Indeed, the code of mpz_aorsmul (which implements mpz_addmul) starts with:
mpz_aorsmul (mpz_ptr w, mpz_srcptr x, mpz_srcptr y, mp_size_t sub) { ...
xsize = SIZ(x); ysize = SIZ(y); if (xsize == 0 || ysize == 0) return;
My advice is to convert this part of the code to plain C calling directly the GMP routines, and/or moving scalar_value = tableau_ij * norm_factor[i] before the test.
I've just checked and running
ppl_lpsol -s -p1 -oobtained boeing1.mps
with that two checks to avoid calls to mpz_addmul and mpz_submul permits to avoid 110958265 calls to mpz_addmul (94.3%) and 50079219 calls to mpz_submul (88,6%).
With another small test program I've verified how much CPU time is needed to call 110958265 times mpz_addmul and 50079219 times mpz_submul with factors set to 0 and the result is similar to the benefit seen in ppl_lpsol.
This show me that the inlining of some trivial tests can give good results when the test is true very often.

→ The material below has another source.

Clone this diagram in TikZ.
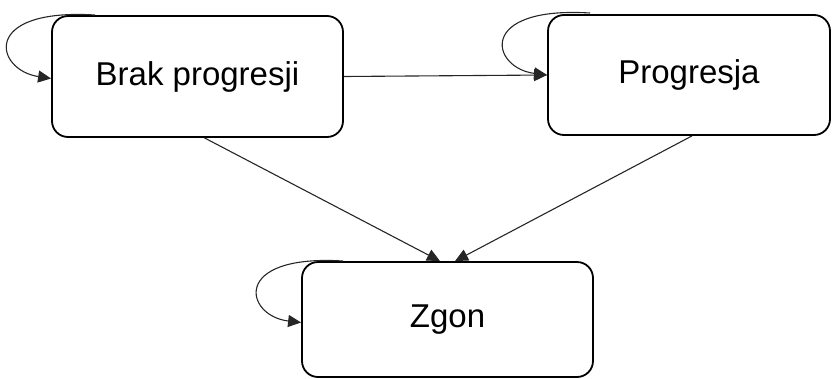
\documentclass[tikz,border=0pt]{standalone}
\usepackage{fontspec}
\setmainfont{Liberation Sans}
\usetikzlibrary{arrows.meta}
\begin{document}
\begin{tikzpicture}[x=1pt,y=-1pt,
  state/.style={draw=black,line width=1.8pt,rounded corners=16pt,fill=white,
    font=\fontsize{33}{40}\selectfont,inner sep=0pt},
  conn/.style={draw=black!85,line width=1.1pt,-{Triangle[length=13pt,width=12pt]}}]
\useasboundingbox (0,0) rectangle (833,378);
\node[state,minimum width=291pt,minimum height=121pt] (b1) at (197.5,76.5) {Brak progresji};
\node[state,minimum width=282pt,minimum height=120pt] (b2) at (689,75) {Progresja};
\node[state,minimum width=291pt,minimum height=115pt] (zg) at (447.5,319.5) {Zgon};
\coordinate (l1) at (95,15);
\coordinate (l2) at (590,13);
\coordinate (l3) at (343,261);
\draw[conn] (l1) .. controls (-20,8) and (-5,70) .. ([yshift=-2pt]b1.west);
\draw[conn] (l2) .. controls (476,6) and (491,68) .. (b2.west);
\draw[conn] (l3) .. controls (230,254) and (245,316) .. ([yshift=-3pt]zg.west);
\draw[conn] (b1.east) -- (b2.west);
\draw[conn] ([xshift=7pt]b1.south) -- ([xshift=-7.5pt]zg.north);
\draw[conn] ([xshift=3pt]b2.south) -- ([xshift=7.5pt]zg.north);
\end{tikzpicture}
\end{document}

I see some alternative policies:
1) the GMP library does not check for any special values unless this is needed for correctness and the user code is responsible to add the trivial tests that increase efficiency for specific data set
2) the GMP library move the trivial checks in gmp.h to permit their inlining. Note that this approach does not conflict with 1: it would be feasible to have mpz_addmul defined in gmp.h and mpz_addmul_raw defined in GMP library, then the user code could call the version more suitable for its needs, the important part is that library version does not check for special values.
3) (current situation) the GMP library does some special value checks and user code may decide to inline the very same checks. This makes the 'else' path heavier than needed.